Thursday, January 5, 2017: 1:30 PM
Plaza Ballroom D (Sheraton Denver Downtown)
Kalani Craig, Indiana University
Digital history projects bring with them visions of freely accessible data sets, clean and ready to be adapted from one project for use in another. The reality of the data landscape for digital humanists is much more complicated. Many digitized, transcribed sources available for use in text mining are institutionally owned and often paywalled as a result. Additionally, archives often place limitations on the transcription results of their archived documents. These copyrighted digitized texts are still valuable targets for text mining, hGIS and network-theoretical approaches, but it can be difficult to provide results that meet open-data best practices within the constraints of the original copyrights.

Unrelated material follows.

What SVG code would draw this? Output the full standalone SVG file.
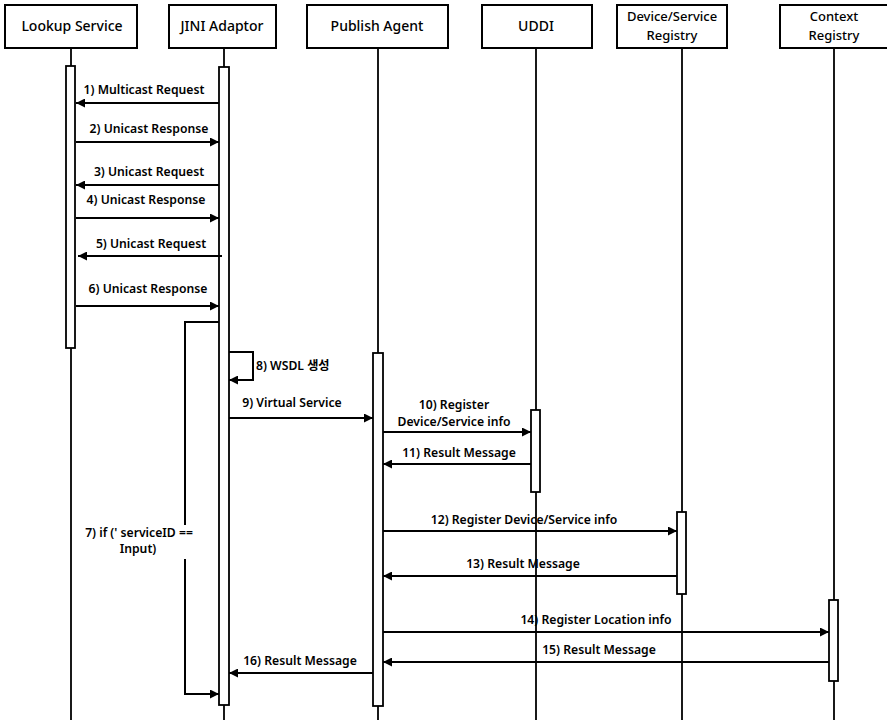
<svg xmlns="http://www.w3.org/2000/svg" width="887" height="720" viewBox="0 0 887 720">
  <style>
    .box { fill: #fff; stroke: #000; stroke-width: 2; }
    .life { stroke: #000; stroke-width: 1.8; fill: none; }
    .act { fill: #fff; stroke: #000; stroke-width: 1.8; }
    .msg { stroke: #000; stroke-width: 2; fill: none; }
    .hd { font-family: "Noto Sans", "Noto Sans CJK KR", sans-serif; font-size: 14px; font-weight: 500; text-anchor: middle; fill: #000; }
    .hd.two { font-size: 13px; }
    .lb { font-family: "Noto Sans", "Noto Sans CJK KR", sans-serif; font-size: 12.2px; font-weight: 600; text-anchor: middle; fill: #000; }
    .lb.st { text-anchor: start; }
  </style>
  <defs>
    <marker id="ah" viewBox="0 0 10 10" refX="10" refY="5" markerWidth="11" markerHeight="9" markerUnits="userSpaceOnUse" orient="auto">
      <path d="M0,0 L10,5 L0,10 z" fill="#000"/>
    </marker>
  </defs>
  <rect width="887" height="720" fill="#fff"/>

  <!-- participants with lifelines and activations -->
  <g id="lookup-service">
    <line class="life" x1="71" y1="48" x2="71" y2="720"/>
    <rect class="box" x="5" y="5" width="132" height="43"/>
    <text class="hd" x="72" y="31">Lookup Service</text>
    <rect class="act" x="66" y="66" width="9" height="282"/>
  </g>
  <g id="jini-adaptor">
    <line class="life" x1="224" y1="48" x2="224" y2="720"/>
    <rect class="box" x="169" y="5" width="107" height="43"/>
    <text class="hd" x="222" y="31">JINI Adaptor</text>
    <rect class="act" x="219" y="67" width="10" height="638"/>
  </g>
  <g id="publish-agent">
    <line class="life" x1="378" y1="48" x2="378" y2="720"/>
    <rect class="box" x="307" y="5" width="141" height="43"/>
    <text class="hd" x="377" y="31">Publish Agent</text>
    <rect class="act" x="373" y="353" width="10" height="353"/>
  </g>
  <g id="uddi">
    <line class="life" x1="536" y1="48" x2="536" y2="720"/>
    <rect class="box" x="482" y="5" width="110" height="43"/>
    <text class="hd" x="536" y="31">UDDI</text>
    <rect class="act" x="531" y="410" width="9" height="82"/>
  </g>
  <g id="device-service-registry">
    <line class="life" x1="682" y1="48" x2="682" y2="720"/>
    <rect class="box" x="617" y="5" width="110" height="43"/>
    <text class="hd two" x="672" y="21">Device/Service</text>
    <text class="hd two" x="672" y="40">Registry</text>
    <rect class="act" x="677" y="512" width="9" height="82"/>
  </g>
  <g id="context-registry">
    <line class="life" x1="834" y1="48" x2="834" y2="720"/>
    <rect class="box" x="780" y="5" width="110" height="43"/>
    <text class="hd two" x="834" y="21">Context</text>
    <text class="hd two" x="834" y="40">Registry</text>
    <rect class="act" x="829" y="600" width="9" height="81"/>
  </g>

  <!-- messages -->
  <g id="connectors">
    <line class="msg" x1="219" y1="103" x2="76" y2="103" marker-end="url(#ah)"/>
    <line class="msg" x1="76" y1="142" x2="219" y2="142" marker-end="url(#ah)"/>
    <line class="msg" x1="219" y1="185" x2="76" y2="185" marker-end="url(#ah)"/>
    <line class="msg" x1="76" y1="218" x2="219" y2="218" marker-end="url(#ah)"/>
    <line class="msg" x1="222" y1="256" x2="78" y2="256" marker-end="url(#ah)"/>
    <line class="msg" x1="76" y1="306" x2="219" y2="306" marker-end="url(#ah)"/>
    <!-- 7) guard loop -->
    <polyline class="msg" points="219,322 185,322 185,525"/>
    <polyline class="msg" points="185,559 185,694 219,694" marker-end="url(#ah)"/>
    <!-- 8) self call -->
    <polyline class="msg" points="229,352 253,352 253,380 229,380" marker-end="url(#ah)"/>
    <line class="msg" x1="229" y1="418" x2="373" y2="418" marker-end="url(#ah)"/>
    <line class="msg" x1="383" y1="432" x2="531" y2="432" marker-end="url(#ah)"/>
    <line class="msg" x1="531" y1="464" x2="383" y2="464" marker-end="url(#ah)"/>
    <line class="msg" x1="383" y1="531" x2="677" y2="531" marker-end="url(#ah)"/>
    <line class="msg" x1="677" y1="576" x2="383" y2="576" marker-end="url(#ah)"/>
    <line class="msg" x1="383" y1="632" x2="829" y2="632" marker-end="url(#ah)"/>
    <line class="msg" x1="829" y1="662" x2="383" y2="662" marker-end="url(#ah)"/>
    <line class="msg" x1="373" y1="673" x2="229" y2="673" marker-end="url(#ah)"/>
  </g>

  <!-- message labels -->
  <g id="labels">
    <text class="lb" x="144" y="94">1) Multicast Request</text>
    <text class="lb" x="149" y="133">2) Unicast Response</text>
    <text class="lb" x="149" y="176">3) Unicast Request</text>
    <text class="lb" x="146" y="204">4) Unicast Response</text>
    <text class="lb" x="151" y="248">5) Unicast Request</text>
    <text class="lb" x="148" y="293">6) Unicast Response</text>
    <text class="lb" x="139" y="537">7) if (' serviceID ==</text>
    <text class="lb" x="138" y="553">Input)</text>
    <text class="lb st" x="256" y="370">8) WSDL 생성</text>
    <text class="lb" x="292" y="407">9) Virtual Service</text>
    <text class="lb" x="454" y="409">10) Register</text>
    <text class="lb" x="454" y="426">Device/Service info</text>
    <text class="lb" x="459" y="457">11) Result Message</text>
    <text class="lb" x="524" y="524">12) Register Device/Service info</text>
    <text class="lb" x="523" y="568">13) Result Message</text>
    <text class="lb" x="596" y="624">14) Register Location info</text>
    <text class="lb" x="599" y="654">15) Result Message</text>
    <text class="lb" x="300" y="665">16) Result Message</text>
  </g>
</svg>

The historical analysis of memory building in medieval saints' lives at the core of this paper is built on a foundation of data curation oriented toward the preservation of citation data, which is often lost or obscured as we work with topic modeling and natural-language processing. The paper will use this memory-building argument as a case study to demonstrate a process for scraping, cleaning and importing paywalled sources, and then adding a layer of natural language processing that preserves the citation data scholars need to participate in a historiographic debate.

A set of online documentation and resources for replicating the process will accompany the paper.